**RECORD LIST**
§ §
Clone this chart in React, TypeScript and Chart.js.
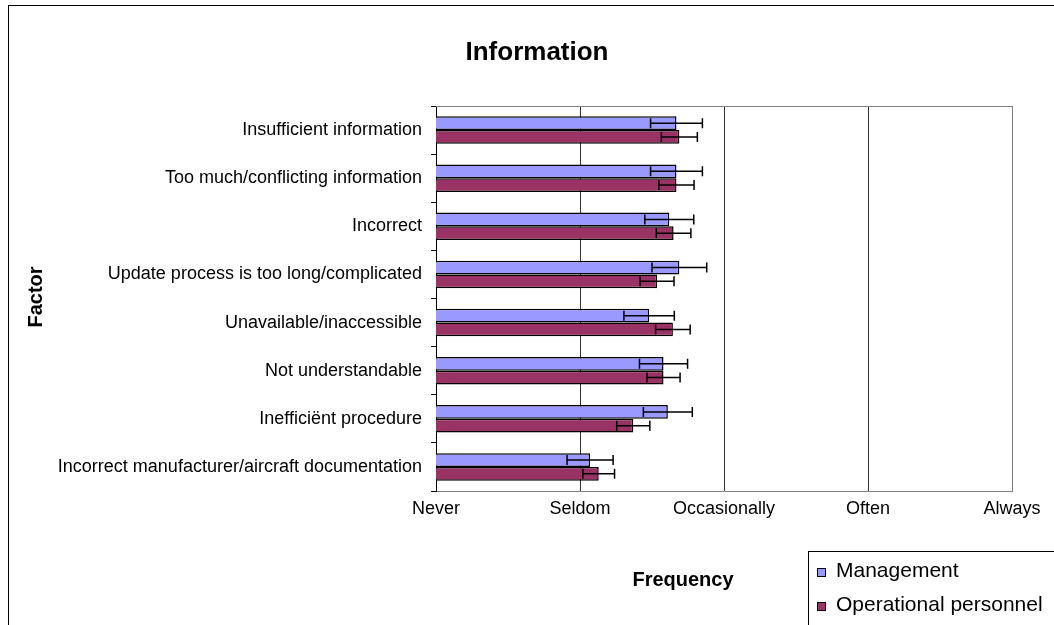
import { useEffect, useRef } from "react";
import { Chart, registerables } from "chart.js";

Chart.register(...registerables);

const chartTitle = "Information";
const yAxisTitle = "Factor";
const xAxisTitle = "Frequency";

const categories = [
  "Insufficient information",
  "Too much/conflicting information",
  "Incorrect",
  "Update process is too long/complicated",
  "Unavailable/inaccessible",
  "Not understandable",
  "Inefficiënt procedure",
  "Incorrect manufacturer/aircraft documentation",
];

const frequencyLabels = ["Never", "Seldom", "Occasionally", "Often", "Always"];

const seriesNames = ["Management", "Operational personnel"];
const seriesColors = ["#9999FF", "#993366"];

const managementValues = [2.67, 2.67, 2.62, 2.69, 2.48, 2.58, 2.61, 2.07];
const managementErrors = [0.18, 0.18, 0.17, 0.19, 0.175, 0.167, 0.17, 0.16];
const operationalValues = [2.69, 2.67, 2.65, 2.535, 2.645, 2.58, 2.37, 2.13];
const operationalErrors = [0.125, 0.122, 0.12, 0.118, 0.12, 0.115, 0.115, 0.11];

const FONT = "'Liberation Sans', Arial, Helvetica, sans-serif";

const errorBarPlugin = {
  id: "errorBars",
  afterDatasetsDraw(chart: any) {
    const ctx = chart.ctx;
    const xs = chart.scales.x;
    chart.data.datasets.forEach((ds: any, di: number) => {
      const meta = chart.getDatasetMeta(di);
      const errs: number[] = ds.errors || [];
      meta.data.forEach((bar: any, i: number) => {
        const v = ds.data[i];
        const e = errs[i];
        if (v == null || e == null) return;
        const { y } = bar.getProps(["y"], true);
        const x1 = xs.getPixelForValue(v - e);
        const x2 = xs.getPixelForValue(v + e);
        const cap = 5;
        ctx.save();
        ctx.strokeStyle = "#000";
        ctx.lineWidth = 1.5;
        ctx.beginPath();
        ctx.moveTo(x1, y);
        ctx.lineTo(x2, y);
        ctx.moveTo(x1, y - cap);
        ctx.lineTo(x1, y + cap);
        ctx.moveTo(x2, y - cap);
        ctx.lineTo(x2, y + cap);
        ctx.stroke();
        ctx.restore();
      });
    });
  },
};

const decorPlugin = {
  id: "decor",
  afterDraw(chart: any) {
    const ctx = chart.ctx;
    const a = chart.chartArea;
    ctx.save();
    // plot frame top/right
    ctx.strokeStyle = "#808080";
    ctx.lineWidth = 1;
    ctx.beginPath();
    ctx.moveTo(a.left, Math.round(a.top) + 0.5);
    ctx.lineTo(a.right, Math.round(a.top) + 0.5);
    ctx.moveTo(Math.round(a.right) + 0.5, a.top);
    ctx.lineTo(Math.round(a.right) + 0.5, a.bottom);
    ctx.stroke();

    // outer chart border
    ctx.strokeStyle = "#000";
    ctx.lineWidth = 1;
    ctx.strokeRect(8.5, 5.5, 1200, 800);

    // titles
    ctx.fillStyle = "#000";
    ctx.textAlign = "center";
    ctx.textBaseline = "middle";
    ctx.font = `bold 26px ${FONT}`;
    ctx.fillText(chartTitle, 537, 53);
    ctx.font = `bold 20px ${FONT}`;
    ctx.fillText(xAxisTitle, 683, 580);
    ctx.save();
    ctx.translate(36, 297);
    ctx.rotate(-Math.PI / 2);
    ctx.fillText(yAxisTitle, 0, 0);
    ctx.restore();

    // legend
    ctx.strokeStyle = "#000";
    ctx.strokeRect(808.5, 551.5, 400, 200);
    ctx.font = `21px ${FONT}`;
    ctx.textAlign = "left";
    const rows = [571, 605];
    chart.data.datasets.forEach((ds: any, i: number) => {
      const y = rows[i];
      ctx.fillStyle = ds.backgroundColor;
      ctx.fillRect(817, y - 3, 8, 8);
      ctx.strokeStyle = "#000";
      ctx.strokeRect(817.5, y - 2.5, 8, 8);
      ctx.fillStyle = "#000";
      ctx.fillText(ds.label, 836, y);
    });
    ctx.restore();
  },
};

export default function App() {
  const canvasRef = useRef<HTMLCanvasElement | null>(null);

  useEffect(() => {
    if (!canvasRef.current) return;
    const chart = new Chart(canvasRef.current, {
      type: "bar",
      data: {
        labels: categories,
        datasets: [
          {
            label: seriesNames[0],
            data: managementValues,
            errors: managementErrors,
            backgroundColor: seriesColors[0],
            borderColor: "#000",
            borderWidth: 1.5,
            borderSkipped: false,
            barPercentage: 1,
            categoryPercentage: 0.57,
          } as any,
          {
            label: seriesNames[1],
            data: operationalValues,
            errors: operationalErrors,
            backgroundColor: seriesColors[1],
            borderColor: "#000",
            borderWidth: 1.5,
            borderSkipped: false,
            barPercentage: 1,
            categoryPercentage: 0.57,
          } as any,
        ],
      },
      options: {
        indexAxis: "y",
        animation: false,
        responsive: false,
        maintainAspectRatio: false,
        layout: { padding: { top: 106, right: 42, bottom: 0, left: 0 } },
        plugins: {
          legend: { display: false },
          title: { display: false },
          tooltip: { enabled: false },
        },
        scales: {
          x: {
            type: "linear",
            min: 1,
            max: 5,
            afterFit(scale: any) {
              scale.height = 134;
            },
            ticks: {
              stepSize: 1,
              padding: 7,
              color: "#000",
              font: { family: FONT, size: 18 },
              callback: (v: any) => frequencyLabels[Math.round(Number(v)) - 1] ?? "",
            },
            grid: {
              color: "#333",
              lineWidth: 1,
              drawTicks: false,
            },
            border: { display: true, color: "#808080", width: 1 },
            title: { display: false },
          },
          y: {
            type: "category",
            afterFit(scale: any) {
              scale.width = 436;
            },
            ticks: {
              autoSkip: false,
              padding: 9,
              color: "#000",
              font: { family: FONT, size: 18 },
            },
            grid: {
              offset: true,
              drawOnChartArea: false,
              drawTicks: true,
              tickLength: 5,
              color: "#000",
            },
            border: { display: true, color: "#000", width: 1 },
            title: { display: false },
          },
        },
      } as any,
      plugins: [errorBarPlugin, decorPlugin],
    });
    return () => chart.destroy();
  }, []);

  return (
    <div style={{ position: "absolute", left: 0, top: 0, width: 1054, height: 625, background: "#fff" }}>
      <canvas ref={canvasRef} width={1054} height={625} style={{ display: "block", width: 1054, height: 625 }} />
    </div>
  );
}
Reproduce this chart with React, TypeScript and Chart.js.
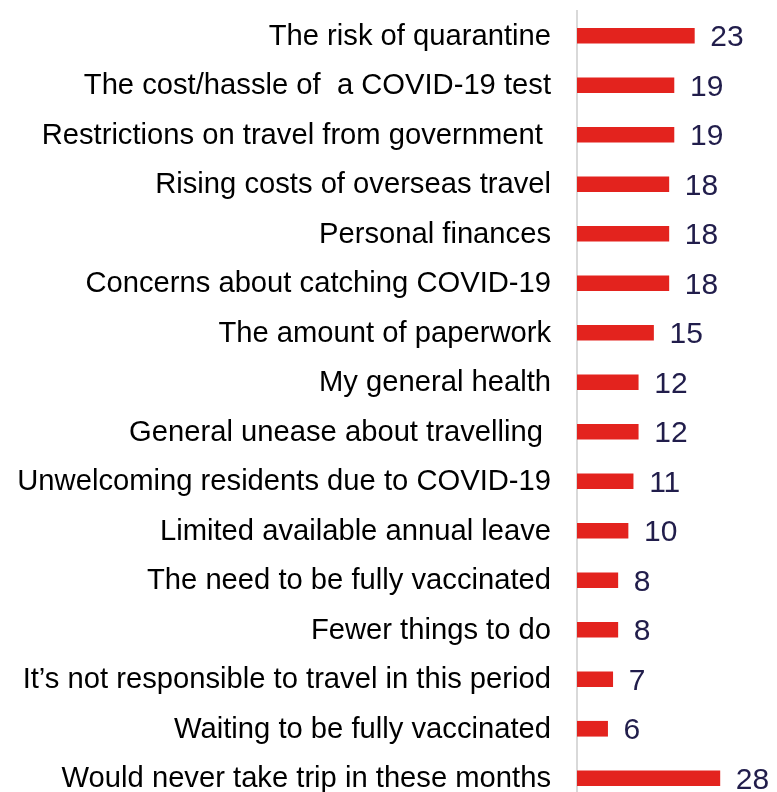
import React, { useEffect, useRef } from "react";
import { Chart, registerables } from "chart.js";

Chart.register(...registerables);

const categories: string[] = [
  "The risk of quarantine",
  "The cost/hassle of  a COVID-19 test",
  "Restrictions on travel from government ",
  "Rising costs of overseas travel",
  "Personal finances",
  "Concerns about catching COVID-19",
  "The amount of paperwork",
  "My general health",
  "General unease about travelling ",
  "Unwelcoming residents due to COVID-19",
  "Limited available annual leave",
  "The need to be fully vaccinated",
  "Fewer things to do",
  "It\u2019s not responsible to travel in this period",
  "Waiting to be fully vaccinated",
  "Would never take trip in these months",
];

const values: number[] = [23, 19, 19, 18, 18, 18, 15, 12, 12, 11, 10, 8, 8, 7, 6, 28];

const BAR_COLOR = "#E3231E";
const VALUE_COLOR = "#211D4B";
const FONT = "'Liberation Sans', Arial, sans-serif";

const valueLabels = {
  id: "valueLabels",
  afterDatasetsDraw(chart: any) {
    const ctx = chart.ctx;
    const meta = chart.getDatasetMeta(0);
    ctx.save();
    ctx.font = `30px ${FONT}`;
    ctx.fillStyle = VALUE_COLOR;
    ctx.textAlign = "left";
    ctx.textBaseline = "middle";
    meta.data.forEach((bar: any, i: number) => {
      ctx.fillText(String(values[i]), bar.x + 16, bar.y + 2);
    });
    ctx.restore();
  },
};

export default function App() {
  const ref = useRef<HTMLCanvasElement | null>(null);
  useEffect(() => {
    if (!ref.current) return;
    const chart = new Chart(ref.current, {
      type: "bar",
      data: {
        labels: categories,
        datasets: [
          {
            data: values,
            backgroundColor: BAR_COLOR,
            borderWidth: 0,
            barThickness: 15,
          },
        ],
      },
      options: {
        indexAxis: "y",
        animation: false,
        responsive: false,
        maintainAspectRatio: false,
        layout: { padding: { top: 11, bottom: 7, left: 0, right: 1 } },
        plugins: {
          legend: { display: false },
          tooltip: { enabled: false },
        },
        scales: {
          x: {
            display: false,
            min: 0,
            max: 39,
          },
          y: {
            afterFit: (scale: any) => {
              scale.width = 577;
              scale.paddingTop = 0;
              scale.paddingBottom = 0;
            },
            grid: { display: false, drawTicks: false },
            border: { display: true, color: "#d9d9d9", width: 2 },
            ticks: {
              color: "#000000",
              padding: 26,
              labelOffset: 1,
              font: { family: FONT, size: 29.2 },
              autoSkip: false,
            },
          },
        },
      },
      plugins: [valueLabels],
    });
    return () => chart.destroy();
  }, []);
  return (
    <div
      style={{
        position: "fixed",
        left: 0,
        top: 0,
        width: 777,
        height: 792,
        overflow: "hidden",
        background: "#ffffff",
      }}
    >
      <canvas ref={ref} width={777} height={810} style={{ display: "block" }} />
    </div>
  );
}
§ §
Please take the lines from the beginning of the data above through the line holding "0.115, 0.115, 0.11];" and transcribe them exactly, without any pictures.

Clone this chart in React, TypeScript and Chart.js.
import { useEffect, useRef } from "react";
import { Chart, registerables } from "chart.js";

Chart.register(...registerables);

const chartTitle = "Information";
const yAxisTitle = "Factor";
const xAxisTitle = "Frequency";

const categories = [
  "Insufficient information",
  "Too much/conflicting information",
  "Incorrect",
  "Update process is too long/complicated",
  "Unavailable/inaccessible",
  "Not understandable",
  "Inefficiënt procedure",
  "Incorrect manufacturer/aircraft documentation",
];

const frequencyLabels = ["Never", "Seldom", "Occasionally", "Often", "Always"];

const seriesNames = ["Management", "Operational personnel"];
const seriesColors = ["#9999FF", "#993366"];

const managementValues = [2.67, 2.67, 2.62, 2.69, 2.48, 2.58, 2.61, 2.07];
const managementErrors = [0.18, 0.18, 0.17, 0.19, 0.175, 0.167, 0.17, 0.16];
const operationalValues = [2.69, 2.67, 2.65, 2.535, 2.645, 2.58, 2.37, 2.13];
const operationalErrors = [0.125, 0.122, 0.12, 0.118, 0.12, 0.115, 0.115, 0.11];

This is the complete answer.